Lines of data
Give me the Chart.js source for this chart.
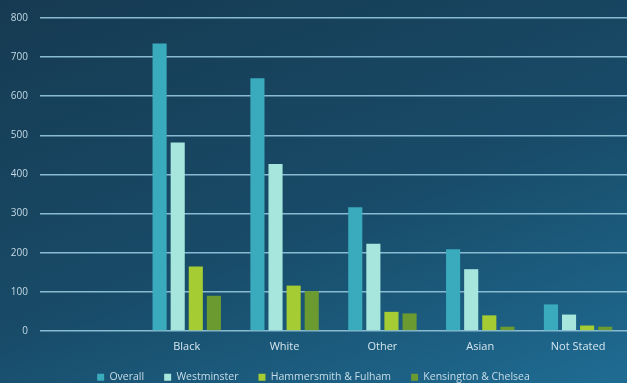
<!DOCTYPE html>
<html>
<head>
<meta charset="utf-8">
<script src="https://cdn.jsdelivr.net/npm/chart.js@4"></script>
<style>
  html, body { margin: 0; padding: 0; }
  body {
    width: 627px; height: 383px; overflow: hidden;
    background: linear-gradient(160deg, #163a52 0%, #184b68 55%, #1f6c93 100%);
  }
  #wrap { position: relative; width: 627px; height: 383px; }
</style>
</head>
<body>
<div id="wrap"><canvas id="ethnicityChart"></canvas></div>
<script>
// first slot is left blank, the groups start one category in
const groups = ['', 'Black', 'White', 'Other', 'Asian', 'Not Stated'];
const overall = [null, 735, 646, 316, 209, 68];
const westminster = [null, 482, 427, 223, 158, 42];
const hammersmithFulham = [null, 165, 116, 49, 40, 14];
const kensingtonChelsea = [null, 90, 102, 45, 11, 11];
const yTicks = [0, 100, 200, 300, 400, 500, 600, 700, 800];

function series(label, data, colour) {
    return {
        label: label,
        data: data,
        backgroundColor: colour,
        borderWidth: 0,
        categoryPercentage: 0.74,
        barPercentage: 0.78
    };
}

// keep the legend strip short while leaving wide gaps between its items
const legendHeight = {
    id: 'legendHeight',
    beforeInit(chart) {
        const fit = chart.legend.fit;
        chart.legend.fit = function () {
            fit.bind(chart.legend)();
            this.height = 31;
        };
    }
};

const ctx = document.getElementById('ethnicityChart').getContext('2d');
new Chart(ctx, {
    type: 'bar',
    data: {
        labels: groups,
        datasets: [
            series('Overall', overall, '#3aaabd'),
            series('Westminster', westminster, '#a6e6dc'),
            series('Hammersmith & Fulham', hammersmithFulham, '#a5cd33'),
            series('Kensington & Chelsea', kensingtonChelsea, '#6b9a30')
        ]
    },
    plugins: [legendHeight],
    options: {
        responsive: true,
        maintainAspectRatio: false,
        animation: false,
        layout: { padding: { top: 10, right: 0, left: 0, bottom: 0 } },
        plugins: {
            tooltip: { enabled: false },
            legend: {
                position: 'bottom',
                labels: {
                    color: '#c6dde8',
                    font: { family: 'Open Sans', size: 10.5 },
                    boxWidth: 7,
                    boxHeight: 7,
                    padding: 20
                }
            }
        },
        scales: {
            x: {
                grid: { display: false, drawTicks: false },
                border: { display: false },
                afterFit: axis => { axis.height = 21; },
                ticks: {
                    color: '#d4e6ee',
                    font: { family: 'Open Sans', size: 11 },
                    padding: 9
                }
            },
            y: {
                min: 0,
                max: 800,
                afterBuildTicks: axis => { axis.ticks = yTicks.map(v => ({ value: v })); },
                afterFit: axis => { axis.width = 40; },
                grid: { color: '#88bbd1', lineWidth: 1.6, drawTicks: false },
                border: { display: false },
                ticks: {
                    color: '#c3d9e4',
                    font: { family: 'Open Sans', size: 10 },
                    padding: 12
                }
            }
        }
    }
});
</script>
</body>
</html>
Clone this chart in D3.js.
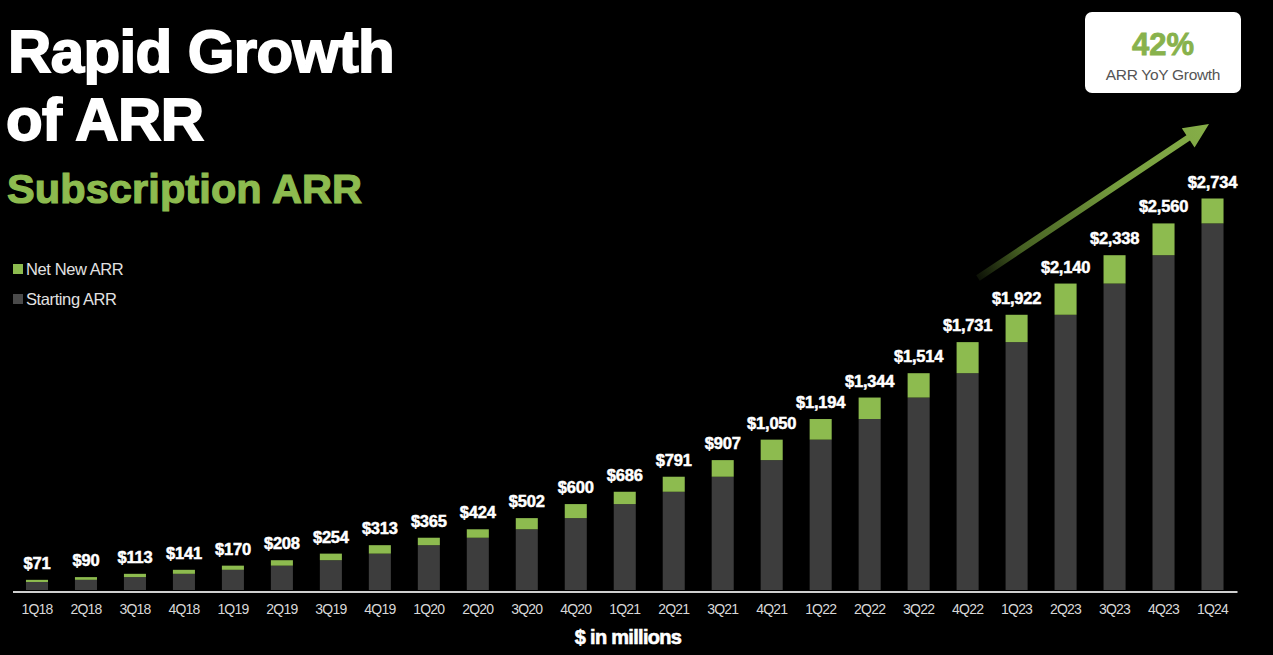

- What is required: From the material above, reproduce everything verbatim except the pictures.

- Exercise output:
Give me the Chart.js source for this chart.
<!DOCTYPE html>
<html>
<head>
<meta charset="utf-8">
<script src="https://cdn.jsdelivr.net/npm/chart.js@4"></script>
<style>
  html, body { margin: 0; padding: 0; }
  body {
    width: 627px; height: 383px; overflow: hidden;
    background: linear-gradient(160deg, #163a52 0%, #184b68 55%, #1f6c93 100%);
  }
  #wrap { position: relative; width: 627px; height: 383px; }
</style>
</head>
<body>
<div id="wrap"><canvas id="ethnicityChart"></canvas></div>
<script>
// first slot is left blank, the groups start one category in
const groups = ['', 'Black', 'White', 'Other', 'Asian', 'Not Stated'];
const overall = [null, 735, 646, 316, 209, 68];
const westminster = [null, 482, 427, 223, 158, 42];
const hammersmithFulham = [null, 165, 116, 49, 40, 14];
const kensingtonChelsea = [null, 90, 102, 45, 11, 11];
const yTicks = [0, 100, 200, 300, 400, 500, 600, 700, 800];

function series(label, data, colour) {
    return {
        label: label,
        data: data,
        backgroundColor: colour,
        borderWidth: 0,
        categoryPercentage: 0.74,
        barPercentage: 0.78
    };
}

// keep the legend strip short while leaving wide gaps between its items
const legendHeight = {
    id: 'legendHeight',
    beforeInit(chart) {
        const fit = chart.legend.fit;
        chart.legend.fit = function () {
            fit.bind(chart.legend)();
            this.height = 31;
        };
    }
};

const ctx = document.getElementById('ethnicityChart').getContext('2d');
new Chart(ctx, {
    type: 'bar',
    data: {
        labels: groups,
        datasets: [
            series('Overall', overall, '#3aaabd'),
            series('Westminster', westminster, '#a6e6dc'),
            series('Hammersmith & Fulham', hammersmithFulham, '#a5cd33'),
            series('Kensington & Chelsea', kensingtonChelsea, '#6b9a30')
        ]
    },
    plugins: [legendHeight],
    options: {
        responsive: true,
        maintainAspectRatio: false,
        animation: false,
        layout: { padding: { top: 10, right: 0, left: 0, bottom: 0 } },
        plugins: {
            tooltip: { enabled: false },
            legend: {
                position: 'bottom',
                labels: {
                    color: '#c6dde8',
                    font: { family: 'Open Sans', size: 10.5 },
                    boxWidth: 7,
                    boxHeight: 7,
                    padding: 20
                }
            }
        },
        scales: {
            x: {
                grid: { display: false, drawTicks: false },
                border: { display: false },
                afterFit: axis => { axis.height = 21; },
                ticks: {
                    color: '#d4e6ee',
                    font: { family: 'Open Sans', size: 11 },
                    padding: 9
                }
            },
            y: {
                min: 0,
                max: 800,
                afterBuildTicks: axis => { axis.ticks = yTicks.map(v => ({ value: v })); },
                afterFit: axis => { axis.width = 40; },
                grid: { color: '#88bbd1', lineWidth: 1.6, drawTicks: false },
                border: { display: false },
                ticks: {
                    color: '#c3d9e4',
                    font: { family: 'Open Sans', size: 10 },
                    padding: 12
                }
            }
        }
    }
});
</script>
</body>
</html>
Clone this chart in D3.js.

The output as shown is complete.